======== Provided information
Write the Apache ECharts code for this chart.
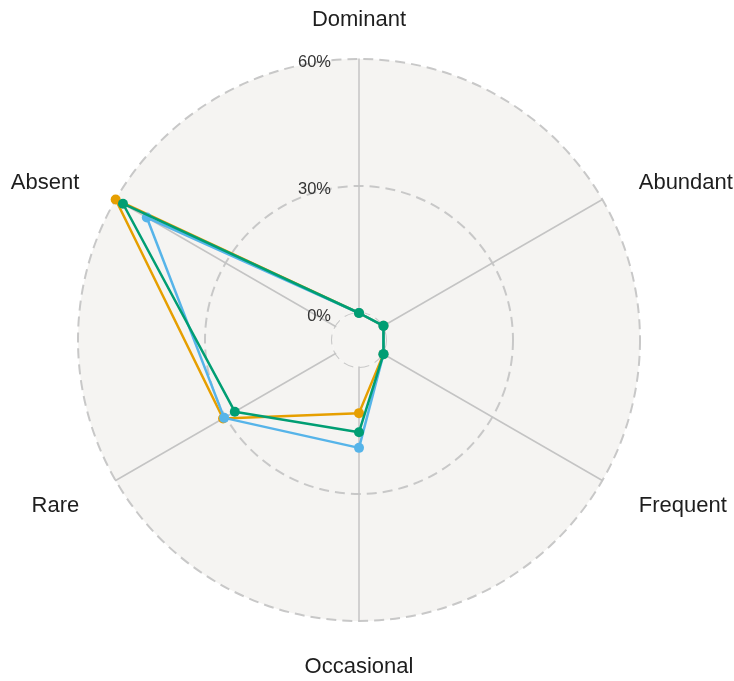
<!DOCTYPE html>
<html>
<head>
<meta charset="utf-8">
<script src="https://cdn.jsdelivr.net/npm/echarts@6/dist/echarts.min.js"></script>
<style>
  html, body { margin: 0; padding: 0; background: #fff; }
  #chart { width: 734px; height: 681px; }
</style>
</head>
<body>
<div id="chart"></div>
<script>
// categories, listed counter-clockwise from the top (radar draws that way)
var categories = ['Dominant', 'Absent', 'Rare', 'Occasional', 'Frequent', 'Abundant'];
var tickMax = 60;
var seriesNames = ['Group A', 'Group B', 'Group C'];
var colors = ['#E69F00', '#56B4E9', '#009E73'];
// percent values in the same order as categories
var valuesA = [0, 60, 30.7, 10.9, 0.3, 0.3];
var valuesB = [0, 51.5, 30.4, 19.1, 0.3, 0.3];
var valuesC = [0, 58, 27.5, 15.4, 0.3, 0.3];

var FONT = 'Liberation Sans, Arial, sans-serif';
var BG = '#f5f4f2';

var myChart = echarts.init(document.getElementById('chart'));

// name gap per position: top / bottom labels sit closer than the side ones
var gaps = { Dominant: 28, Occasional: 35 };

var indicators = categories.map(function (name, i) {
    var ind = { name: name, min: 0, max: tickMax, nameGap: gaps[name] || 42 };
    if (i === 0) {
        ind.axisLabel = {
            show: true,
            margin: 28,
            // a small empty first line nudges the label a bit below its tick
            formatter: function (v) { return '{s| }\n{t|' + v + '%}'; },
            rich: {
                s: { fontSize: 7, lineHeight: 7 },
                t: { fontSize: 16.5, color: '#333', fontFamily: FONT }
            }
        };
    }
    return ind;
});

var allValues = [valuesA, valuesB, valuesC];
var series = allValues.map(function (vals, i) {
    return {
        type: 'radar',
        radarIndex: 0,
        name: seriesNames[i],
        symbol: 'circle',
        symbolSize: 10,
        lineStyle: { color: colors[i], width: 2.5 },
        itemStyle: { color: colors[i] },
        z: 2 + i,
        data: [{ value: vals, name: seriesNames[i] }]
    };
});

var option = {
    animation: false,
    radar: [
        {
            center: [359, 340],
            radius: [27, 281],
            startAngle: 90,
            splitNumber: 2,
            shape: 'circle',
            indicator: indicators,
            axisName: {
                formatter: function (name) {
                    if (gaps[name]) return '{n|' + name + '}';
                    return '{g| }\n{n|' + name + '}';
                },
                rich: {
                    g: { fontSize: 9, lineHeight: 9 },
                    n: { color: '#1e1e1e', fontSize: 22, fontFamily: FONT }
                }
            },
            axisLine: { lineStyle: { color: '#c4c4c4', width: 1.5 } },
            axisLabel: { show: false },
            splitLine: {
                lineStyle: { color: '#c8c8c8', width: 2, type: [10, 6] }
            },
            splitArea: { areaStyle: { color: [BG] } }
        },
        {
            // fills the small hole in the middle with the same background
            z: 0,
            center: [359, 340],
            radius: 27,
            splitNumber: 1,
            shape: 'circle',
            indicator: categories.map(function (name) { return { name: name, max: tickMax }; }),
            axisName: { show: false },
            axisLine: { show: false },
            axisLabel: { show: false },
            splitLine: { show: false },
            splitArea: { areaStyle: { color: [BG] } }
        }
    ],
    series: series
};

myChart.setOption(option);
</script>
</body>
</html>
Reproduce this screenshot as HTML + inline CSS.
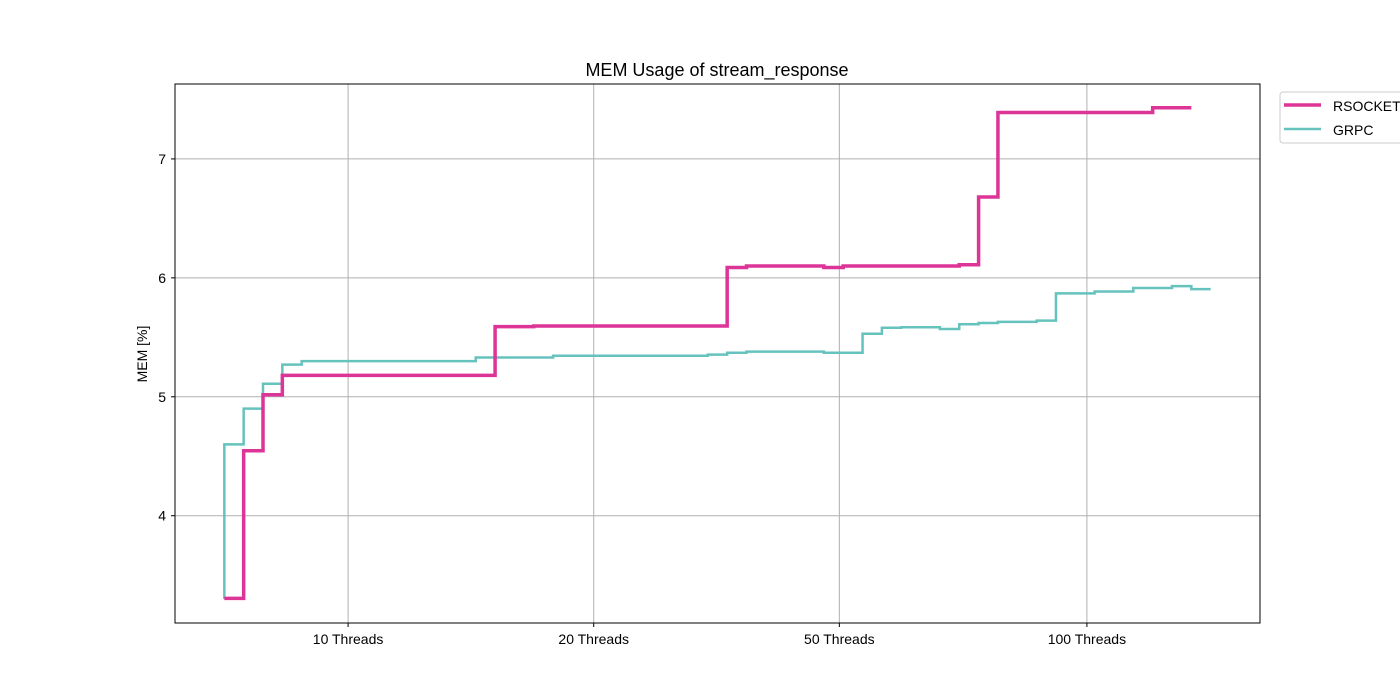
================
======== Provided information
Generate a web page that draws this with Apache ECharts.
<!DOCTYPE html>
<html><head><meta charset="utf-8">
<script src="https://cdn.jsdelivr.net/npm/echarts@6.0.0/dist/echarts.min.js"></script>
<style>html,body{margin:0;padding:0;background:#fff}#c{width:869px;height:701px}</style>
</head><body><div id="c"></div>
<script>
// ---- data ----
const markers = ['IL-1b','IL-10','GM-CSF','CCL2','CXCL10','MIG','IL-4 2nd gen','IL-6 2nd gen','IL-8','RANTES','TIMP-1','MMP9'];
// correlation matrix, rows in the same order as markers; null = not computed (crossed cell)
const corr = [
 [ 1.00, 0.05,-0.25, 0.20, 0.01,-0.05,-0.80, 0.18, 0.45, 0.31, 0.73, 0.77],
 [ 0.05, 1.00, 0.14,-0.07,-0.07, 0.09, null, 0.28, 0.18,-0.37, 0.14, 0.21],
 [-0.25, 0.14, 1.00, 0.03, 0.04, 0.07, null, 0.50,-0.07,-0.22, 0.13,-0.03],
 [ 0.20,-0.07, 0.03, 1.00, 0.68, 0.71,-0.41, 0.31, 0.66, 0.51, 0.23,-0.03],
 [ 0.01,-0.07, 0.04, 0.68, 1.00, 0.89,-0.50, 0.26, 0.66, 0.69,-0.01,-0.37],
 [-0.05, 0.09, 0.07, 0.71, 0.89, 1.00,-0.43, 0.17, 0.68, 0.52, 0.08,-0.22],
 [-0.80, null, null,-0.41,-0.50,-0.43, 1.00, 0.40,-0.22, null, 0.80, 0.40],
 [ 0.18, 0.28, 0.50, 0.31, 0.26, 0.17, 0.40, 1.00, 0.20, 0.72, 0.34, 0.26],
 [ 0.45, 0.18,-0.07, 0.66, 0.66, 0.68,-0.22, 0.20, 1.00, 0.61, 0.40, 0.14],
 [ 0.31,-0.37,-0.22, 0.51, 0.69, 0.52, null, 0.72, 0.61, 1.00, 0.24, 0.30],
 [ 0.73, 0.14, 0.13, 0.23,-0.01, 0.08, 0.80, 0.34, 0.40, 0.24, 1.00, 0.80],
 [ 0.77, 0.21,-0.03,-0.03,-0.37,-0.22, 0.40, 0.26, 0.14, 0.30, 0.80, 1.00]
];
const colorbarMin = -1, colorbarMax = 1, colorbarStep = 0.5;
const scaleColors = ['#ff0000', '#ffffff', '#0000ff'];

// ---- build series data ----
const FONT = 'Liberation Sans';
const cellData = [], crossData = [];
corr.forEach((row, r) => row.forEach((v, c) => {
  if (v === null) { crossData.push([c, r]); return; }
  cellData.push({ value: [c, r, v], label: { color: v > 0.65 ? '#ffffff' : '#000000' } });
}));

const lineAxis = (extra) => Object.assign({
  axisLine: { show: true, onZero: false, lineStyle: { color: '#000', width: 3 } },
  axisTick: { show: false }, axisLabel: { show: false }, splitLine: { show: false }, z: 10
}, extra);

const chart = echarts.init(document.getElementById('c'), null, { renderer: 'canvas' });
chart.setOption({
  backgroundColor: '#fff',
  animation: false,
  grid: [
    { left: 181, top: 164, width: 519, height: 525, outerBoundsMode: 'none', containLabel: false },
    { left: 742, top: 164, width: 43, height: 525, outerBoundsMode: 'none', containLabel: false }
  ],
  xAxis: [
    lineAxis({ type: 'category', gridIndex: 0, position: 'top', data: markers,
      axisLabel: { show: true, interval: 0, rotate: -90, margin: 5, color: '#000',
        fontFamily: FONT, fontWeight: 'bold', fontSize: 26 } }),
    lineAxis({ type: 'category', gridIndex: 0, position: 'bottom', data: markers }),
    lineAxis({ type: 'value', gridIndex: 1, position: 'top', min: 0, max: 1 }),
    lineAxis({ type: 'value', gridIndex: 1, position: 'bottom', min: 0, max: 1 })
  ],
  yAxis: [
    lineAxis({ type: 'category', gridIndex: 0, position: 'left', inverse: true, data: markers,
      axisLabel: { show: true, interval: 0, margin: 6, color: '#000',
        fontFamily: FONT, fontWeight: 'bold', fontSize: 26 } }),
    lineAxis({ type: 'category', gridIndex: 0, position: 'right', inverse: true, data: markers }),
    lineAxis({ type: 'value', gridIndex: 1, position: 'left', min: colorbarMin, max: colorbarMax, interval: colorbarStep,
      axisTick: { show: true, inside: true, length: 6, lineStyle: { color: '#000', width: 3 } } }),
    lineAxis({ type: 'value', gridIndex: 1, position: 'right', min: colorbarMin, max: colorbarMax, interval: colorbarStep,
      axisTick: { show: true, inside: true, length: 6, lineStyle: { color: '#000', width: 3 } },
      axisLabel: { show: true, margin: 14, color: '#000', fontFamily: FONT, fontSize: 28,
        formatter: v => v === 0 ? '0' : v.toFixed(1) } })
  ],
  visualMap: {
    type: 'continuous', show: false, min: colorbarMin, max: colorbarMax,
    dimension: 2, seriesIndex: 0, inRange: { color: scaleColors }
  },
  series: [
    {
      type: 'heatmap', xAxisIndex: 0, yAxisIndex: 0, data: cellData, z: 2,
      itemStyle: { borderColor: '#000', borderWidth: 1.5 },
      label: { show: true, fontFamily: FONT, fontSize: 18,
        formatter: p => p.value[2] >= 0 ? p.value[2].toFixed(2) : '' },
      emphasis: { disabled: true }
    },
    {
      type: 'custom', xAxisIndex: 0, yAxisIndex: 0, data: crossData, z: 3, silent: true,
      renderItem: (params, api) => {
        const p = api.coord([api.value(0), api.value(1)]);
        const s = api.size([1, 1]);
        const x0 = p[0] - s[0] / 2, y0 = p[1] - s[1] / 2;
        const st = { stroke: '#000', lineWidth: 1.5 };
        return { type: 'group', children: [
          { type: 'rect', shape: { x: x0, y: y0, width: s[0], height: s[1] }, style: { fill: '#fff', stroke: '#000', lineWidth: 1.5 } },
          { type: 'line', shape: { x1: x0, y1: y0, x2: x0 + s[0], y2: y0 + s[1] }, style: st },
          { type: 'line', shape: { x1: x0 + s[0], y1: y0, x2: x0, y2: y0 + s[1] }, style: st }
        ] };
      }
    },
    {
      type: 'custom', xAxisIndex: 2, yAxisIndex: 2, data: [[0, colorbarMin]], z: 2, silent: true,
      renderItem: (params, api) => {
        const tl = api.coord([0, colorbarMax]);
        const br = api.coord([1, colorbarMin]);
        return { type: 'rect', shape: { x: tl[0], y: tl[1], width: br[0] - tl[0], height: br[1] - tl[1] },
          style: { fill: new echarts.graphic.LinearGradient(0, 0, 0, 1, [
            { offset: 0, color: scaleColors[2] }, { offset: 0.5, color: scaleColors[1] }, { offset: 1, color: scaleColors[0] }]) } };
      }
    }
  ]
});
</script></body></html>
================
======== Provided information
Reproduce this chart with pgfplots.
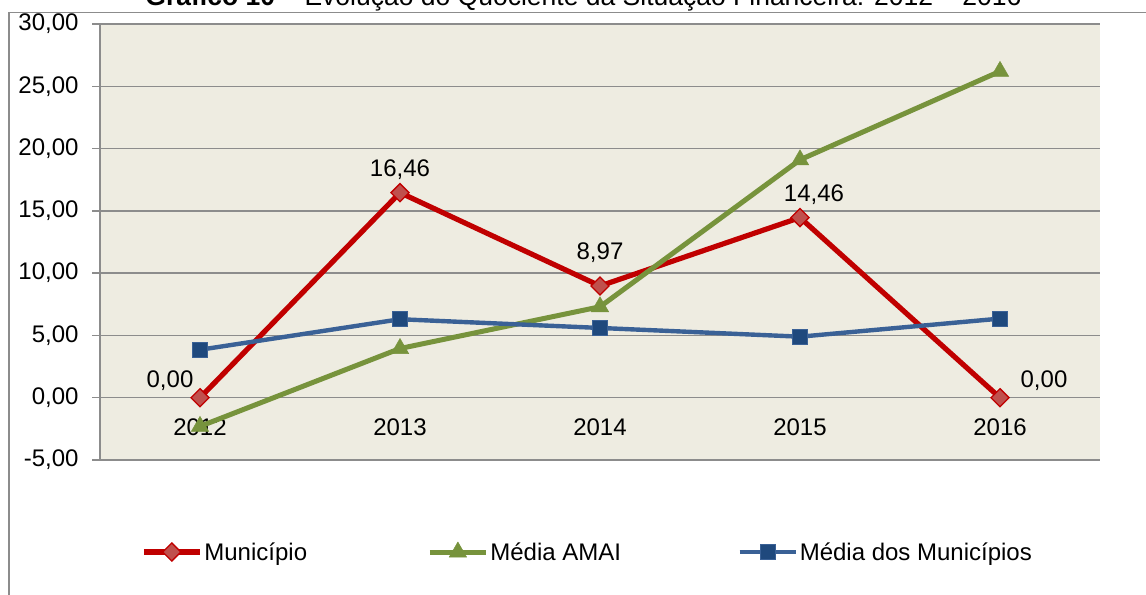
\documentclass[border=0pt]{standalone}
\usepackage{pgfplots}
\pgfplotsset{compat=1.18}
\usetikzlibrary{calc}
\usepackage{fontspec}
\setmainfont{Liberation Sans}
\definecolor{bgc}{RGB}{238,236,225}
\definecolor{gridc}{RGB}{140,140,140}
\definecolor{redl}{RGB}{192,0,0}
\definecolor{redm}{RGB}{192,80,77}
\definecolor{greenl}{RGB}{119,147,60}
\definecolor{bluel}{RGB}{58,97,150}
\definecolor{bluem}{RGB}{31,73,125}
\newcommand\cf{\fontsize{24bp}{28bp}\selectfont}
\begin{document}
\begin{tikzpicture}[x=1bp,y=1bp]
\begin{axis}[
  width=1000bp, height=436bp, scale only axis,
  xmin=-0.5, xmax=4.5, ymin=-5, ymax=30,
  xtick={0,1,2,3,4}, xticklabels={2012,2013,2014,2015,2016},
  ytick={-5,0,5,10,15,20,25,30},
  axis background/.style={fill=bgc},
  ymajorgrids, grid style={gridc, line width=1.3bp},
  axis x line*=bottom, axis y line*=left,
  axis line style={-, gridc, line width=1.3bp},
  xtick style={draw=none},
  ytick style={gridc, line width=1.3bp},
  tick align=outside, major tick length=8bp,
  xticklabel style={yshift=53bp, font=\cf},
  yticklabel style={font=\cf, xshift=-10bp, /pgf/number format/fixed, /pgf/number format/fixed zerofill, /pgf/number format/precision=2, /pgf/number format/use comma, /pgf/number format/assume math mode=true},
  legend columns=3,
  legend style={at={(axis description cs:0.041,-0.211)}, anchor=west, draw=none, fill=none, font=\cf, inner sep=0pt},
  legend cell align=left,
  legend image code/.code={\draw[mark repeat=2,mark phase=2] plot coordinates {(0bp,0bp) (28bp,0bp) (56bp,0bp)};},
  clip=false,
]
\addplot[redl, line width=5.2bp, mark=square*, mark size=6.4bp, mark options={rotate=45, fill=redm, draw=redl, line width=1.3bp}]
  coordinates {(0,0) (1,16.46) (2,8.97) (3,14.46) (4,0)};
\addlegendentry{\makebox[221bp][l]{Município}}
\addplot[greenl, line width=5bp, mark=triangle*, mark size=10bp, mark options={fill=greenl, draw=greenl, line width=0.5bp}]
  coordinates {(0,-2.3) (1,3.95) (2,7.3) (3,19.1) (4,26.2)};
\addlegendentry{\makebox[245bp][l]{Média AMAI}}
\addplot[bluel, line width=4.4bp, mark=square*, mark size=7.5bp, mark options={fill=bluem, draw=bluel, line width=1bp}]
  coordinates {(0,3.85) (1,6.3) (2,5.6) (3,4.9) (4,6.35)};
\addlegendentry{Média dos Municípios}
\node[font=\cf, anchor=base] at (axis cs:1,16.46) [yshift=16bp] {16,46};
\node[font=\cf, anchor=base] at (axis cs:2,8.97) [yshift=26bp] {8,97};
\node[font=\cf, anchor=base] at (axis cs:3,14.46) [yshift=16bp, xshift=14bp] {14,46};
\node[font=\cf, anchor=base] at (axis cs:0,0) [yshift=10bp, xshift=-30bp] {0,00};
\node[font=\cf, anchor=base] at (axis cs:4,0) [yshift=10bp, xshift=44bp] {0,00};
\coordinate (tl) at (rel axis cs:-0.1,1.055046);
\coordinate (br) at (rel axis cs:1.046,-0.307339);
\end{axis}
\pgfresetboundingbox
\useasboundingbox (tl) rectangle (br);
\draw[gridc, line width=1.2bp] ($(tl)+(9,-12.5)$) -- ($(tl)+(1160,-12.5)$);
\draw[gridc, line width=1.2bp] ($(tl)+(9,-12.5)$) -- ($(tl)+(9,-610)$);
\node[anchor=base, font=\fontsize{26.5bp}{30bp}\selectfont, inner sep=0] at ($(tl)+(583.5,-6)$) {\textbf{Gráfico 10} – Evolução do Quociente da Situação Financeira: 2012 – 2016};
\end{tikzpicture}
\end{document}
================
• [The task]: Start at the line above containing "Write the Apache ECharts code for this chart." and stop at the line containing "28, Occasional: 35": print those lines and everything between them exactly, but not the pictures.

• [Response to the exercise]:
Write the Apache ECharts code for this chart.
<!DOCTYPE html>
<html>
<head>
<meta charset="utf-8">
<script src="https://cdn.jsdelivr.net/npm/echarts@6/dist/echarts.min.js"></script>
<style>
  html, body { margin: 0; padding: 0; background: #fff; }
  #chart { width: 734px; height: 681px; }
</style>
</head>
<body>
<div id="chart"></div>
<script>
// categories, listed counter-clockwise from the top (radar draws that way)
var categories = ['Dominant', 'Absent', 'Rare', 'Occasional', 'Frequent', 'Abundant'];
var tickMax = 60;
var seriesNames = ['Group A', 'Group B', 'Group C'];
var colors = ['#E69F00', '#56B4E9', '#009E73'];
// percent values in the same order as categories
var valuesA = [0, 60, 30.7, 10.9, 0.3, 0.3];
var valuesB = [0, 51.5, 30.4, 19.1, 0.3, 0.3];
var valuesC = [0, 58, 27.5, 15.4, 0.3, 0.3];

var FONT = 'Liberation Sans, Arial, sans-serif';
var BG = '#f5f4f2';

var myChart = echarts.init(document.getElementById('chart'));

// name gap per position: top / bottom labels sit closer than the side ones
var gaps = { Dominant: 28, Occasional: 35 };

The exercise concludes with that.